今回ダーリンの指示で、君をずっと試してたんよ」
「は?ダーリンの……指示?と、いうか、ダーリン?浦川……さん?」
その瞬間、
「えぇ〜〜〜!娘さんですかぁ!」
「遅っ!?」
マイが大きな声を上げると、
「違うよ」
「……は?」
ホロロジウム軍事センター。
「ダ〜〜〜リン!」
「あっちゃ〜〜〜ん!」
抱き合うカズマとアキラ。
「会いたかったよう!ダーリン!迷子になって、腹が減って、死ぬか思うたもん!」
「俺も心配だったよ!あっちゃんにもしものことがあればどうしようって思ったさ!」
「これからは、ず〜っと一緒やで!」
おいてけぼりの4人。
「あ、あの……今回のことを説明していただけますか」
と、ナナが言う。
「あぁ。うちは最初からここに来ようかと思ったんやけど、迷ってしまって……
その時、ダーリンが言ってた女の子に会ったんよ。君のことやけどね」
シズルの方を見る。
「で、せっかく君に会ったんやから、ちょっと試そうかと思ったんよ。

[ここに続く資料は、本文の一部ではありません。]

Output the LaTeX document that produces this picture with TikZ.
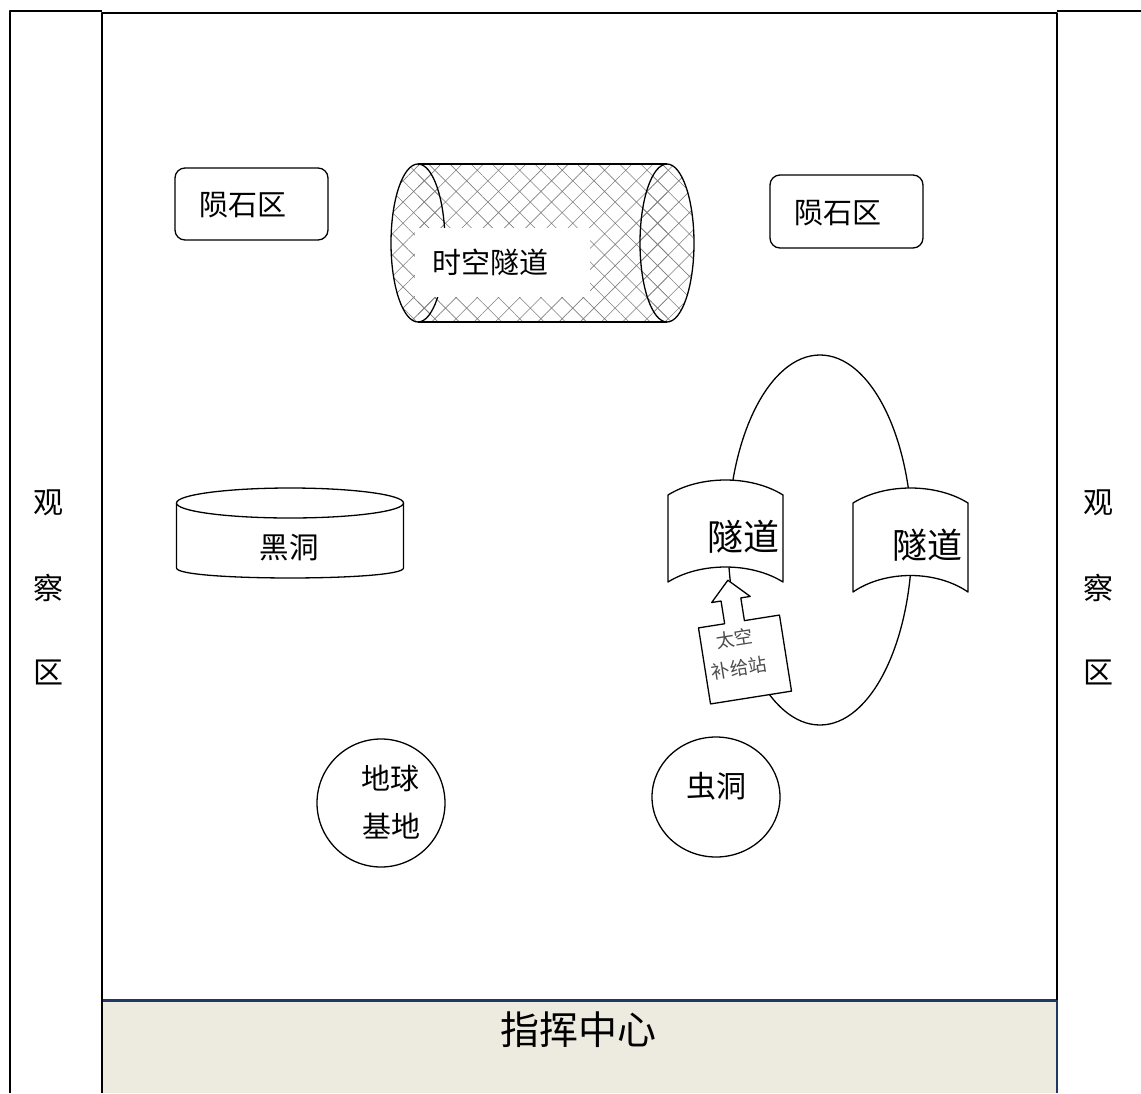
\documentclass[tikz,border=0pt]{standalone}
\usepackage{fontspec}
\newfontfamily\cjk{Noto Sans CJK SC}
\usetikzlibrary{patterns.meta}
\definecolor{ccfill}{RGB}{237,234,224}
\definecolor{ccline}{RGB}{31,56,100}
\begin{document}
\begin{tikzpicture}[x=1pt,y=-1pt, line join=round,
  shp/.style={draw=black, line width=1.3pt},
  frm/.style={draw=black, line width=2pt},
  txt/.style={font=\cjk\fontsize{#1}{#1}\selectfont, inner sep=0pt, text=black},
  txt/.default=29,
  sup/.style={font=\cjk\fontsize{18.5}{30}\selectfont, inner sep=0pt, text=black!70, align=center},
]
\useasboundingbox (0,0) rectangle (1141,1093);

% command centre
\fill[ccfill] (103,1000) rectangle (1056,1093);
\draw[ccline, line width=3pt] (102,1000) -- (1057,1000);
\draw[ccline, line width=2pt] (1057,1000) -- (1057,1093);
\node[txt=39] (cc) at (578,1030) {指挥中心};

% frames
\draw[frm] (10,1093) -- (10,11) -- (102,11);
\draw[frm] (1141,11) -- (1057,11);
\draw[frm] (102,1093) -- (102,13) -- (1057,13) -- (1057,1000);

% observation areas
\node[txt=30] (l1) at (48,503) {观};
\node[txt=30] (l2) at (48,588) {察};
\node[txt=30] (l3) at (48,672) {区};
\node[txt=30] (r1) at (1098,503) {观};
\node[txt=30] (r2) at (1098,588) {察};
\node[txt=30] (r3) at (1098,672) {区};

% meteor areas
\draw[shp, rounded corners=10pt] (175,168) rectangle (328,240);
\node[txt] (m1) at (243,205) {陨石区};
\draw[shp, rounded corners=10pt] (770,175) rectangle (923,248);
\node[txt] (m2) at (838,213) {陨石区};

% space-time tunnel cylinder
\begin{scope}[pattern={Hatch[angle=45,distance=15pt,line width=0.6pt]}, pattern color=black!50]
\path[pattern] (418,164) rectangle (667,322);
\path[pattern] (418,243) ellipse [x radius=27, y radius=79];
\path[pattern] (667,243) ellipse [x radius=27, y radius=79];
\end{scope}
\draw[shp] (418,164) -- (667,164);
\draw[shp] (418,322) -- (667,322);
\draw[shp] (418,243) ellipse [x radius=27, y radius=79];
\draw[shp] (667,243) ellipse [x radius=27, y radius=79];
\fill[white] (415,228) rectangle (590,297);
\node[txt] (st) at (490,262) {时空隧道};

% black hole
\draw[shp, fill=white] (176.5,503) -- (176.5,568) .. controls (176.5,581.3) and (403.5,581.3) .. (403.5,568) -- (403.5,503);
\draw[shp, fill=white] (290,503) ellipse [x radius=113.5, y radius=15];
\node[txt=29.5] (bh) at (289,548) {黑洞};

% earth base
\draw[shp] (381,803) circle [radius=64];
\node[txt] (eb1) at (390,778) {地球};
\node[txt] (eb2) at (391,826) {基地};

% wormhole
\draw[shp] (716,797) ellipse [x radius=64, y radius=60];
\node[txt=30] (wh) at (716,786) {虫洞};

% loop
\draw[shp] (820,540) ellipse [x radius=92, y radius=185];

% tunnels
\draw[shp, fill=white] (668,495) .. controls (700,475) and (751,475) .. (783,495) -- (783,582) .. controls (751,562) and (700,562) .. (668,582) -- cycle;
\node[txt=36] (t1) at (743,537) {隧道};
\draw[shp, fill=white] (853,503) .. controls (885,483) and (936,483) .. (968,503) -- (968,592) .. controls (936,570) and (885,570) .. (853,592) -- cycle;
\node[txt=35] (t2) at (927,545) {隧道};

% supply station
\begin{scope}[shift={(745,659.5)}, rotate=9]
\draw[shp, fill=white] (-41,38.5) -- (-41,-38.5) -- (-14.5,-38.5) -- (-14.5,-61.5) -- (-24,-61.5) -- (-4.5,-81) -- (15,-61.5) -- (5.5,-61.5) -- (5.5,-38.5) -- (41,-38.5) -- (41,38.5) -- cycle;
\node[sup, rotate=9] (ss) at (-7,-7.5) {太空\\补给站};
\end{scope}
\end{tikzpicture}
\end{document}
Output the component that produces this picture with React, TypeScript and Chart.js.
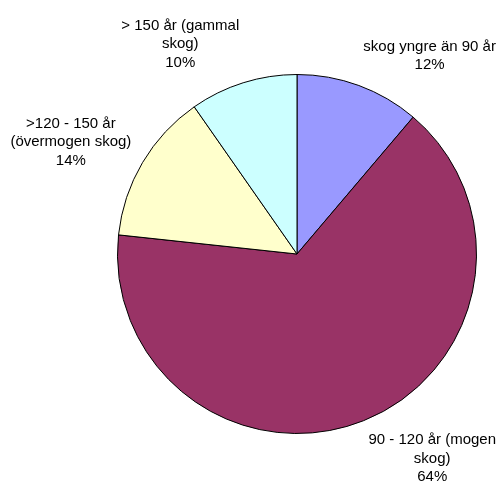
import React, { useEffect, useRef } from "react";
import { Chart, registerables } from "chart.js";

Chart.register(...registerables);

const categories = [
  "skog yngre än 90 år",
  "90 - 120 år (mogen skog)",
  ">120 - 150 år (övermogen skog)",
  "> 150 år (gammal skog)",
];
// slice sizes as drawn in the picture
const values = [11.2, 65.5, 13.6, 9.7];
const percentLabels = ["12%", "64%", "14%", "10%"];
const nameLines = [
  ["skog yngre än 90 år"],
  ["90 - 120 år (mogen", "skog)"],
  [">120 - 150 år", "(övermogen skog)"],
  ["> 150 år (gammal", "skog)"],
];
const colors = ["#9999FF", "#993366", "#FFFFCC", "#CCFFFF"];

const FONT = "15px 'Liberation Sans', Arial, sans-serif";
const LINE_H = 18.5;
const GAP = 13;

const labelPlugin = {
  id: "outsideLabels",
  afterDraw(chart: any) {
    const ctx = chart.ctx;
    const meta = chart.getDatasetMeta(0);
    ctx.save();
    ctx.font = FONT;
    ctx.fillStyle = "#000";
    ctx.textAlign = "center";
    ctx.textBaseline = "middle";
    meta.data.forEach((arc: any, i: number) => {
      const mid = (arc.startAngle + arc.endAngle) / 2;
      const dx = Math.cos(mid);
      const dy = Math.sin(mid);
      const px = arc.x + dx * (arc.outerRadius + GAP);
      const py = arc.y + dy * (arc.outerRadius + GAP);
      const lines = [...nameLines[i], percentLabels[i]];
      const w = Math.max(...lines.map((l) => ctx.measureText(l).width));
      const h = lines.length * LINE_H;
      const left = dx >= 0 ? px : px - w;
      const t = (1 + dy) / 2;
      const top = py - h * (1 - t);
      lines.forEach((l, k) => {
        ctx.fillText(l, left + w / 2, top + LINE_H * (k + 0.5));
      });
    });
    ctx.restore();
  },
};

export default function App() {
  const ref = useRef<HTMLCanvasElement>(null);
  useEffect(() => {
    if (!ref.current) return;
    const chart = new Chart(ref.current, {
      type: "pie",
      data: {
        labels: categories,
        datasets: [
          {
            data: values,
            backgroundColor: colors,
            borderColor: "#000000",
            borderWidth: 1,
          },
        ],
      },
      options: {
        responsive: false,
        animation: false,
        layout: { padding: { left: 117, right: 27, top: 74, bottom: 51 } },
        plugins: {
          legend: { display: false },
          tooltip: { enabled: false },
        },
      },
      plugins: [labelPlugin],
    });
    return () => chart.destroy();
  }, []);
  return (
    <div style={{ position: "absolute", left: 0, top: 0, width: 504, height: 485, background: "#fff" }}>
      <canvas ref={ref} width={504} height={485} />
    </div>
  );
}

君の精神の強さを。
案の定君は、諦めんと友達を守るために戦おうとした。
無謀な相手であったとしても、ね」
「まったく。はた迷惑な度胸試しですね。進藤先生からネタばらしを聞いたとき、足から力が抜けましたよ」
「私はずっと、気づいてた。浦川先生、シズルが危険な状況なのに{いつものモード}じゃなかったから」
「も、モード?」
そのネタばらしを聞いて、シズルは、
「……」
「シズルちゃん?」
大粒の涙を流し始めた。
「うぐ……ぐすっ……!」
「ご、ごめん!ほんまにごめんな!ここまで君を追い詰めてるとか、知らんかったから……
うちの勝手なわがままに付き合わせてもうて、ホンマにごめんな!」
「よ、良かったです」
「え?」
アキラのほうをじっと見て、こう言った。
「アキラさん、悪い人じゃないと、信じていましたから……」
「え?」
「あんなに美味しそうにご飯を食べて、あんなに無邪気な反応をして、悪い人じゃないと思ってましたから……
本当に、本当に良かった……」
「……ありがとな」
そんないい空気を、
ギュルルルル〜……
シズルの腹の音が切り裂いた。
「あ、君今日そういえば何も食うてへんねんな」
そして先ほど、シズルが地面に置いていたサンドイッチの箱を開けて、
「食べ?」
と、サンドイッチを差し出した。
「……はい」
そしてシズルは笑みを浮かべた、
「どれ、じゃあ俺も」
「ダーリンはお預け!また後で!」
「え、そんな……」
軍事センター内は、大きな笑い声に包まれた。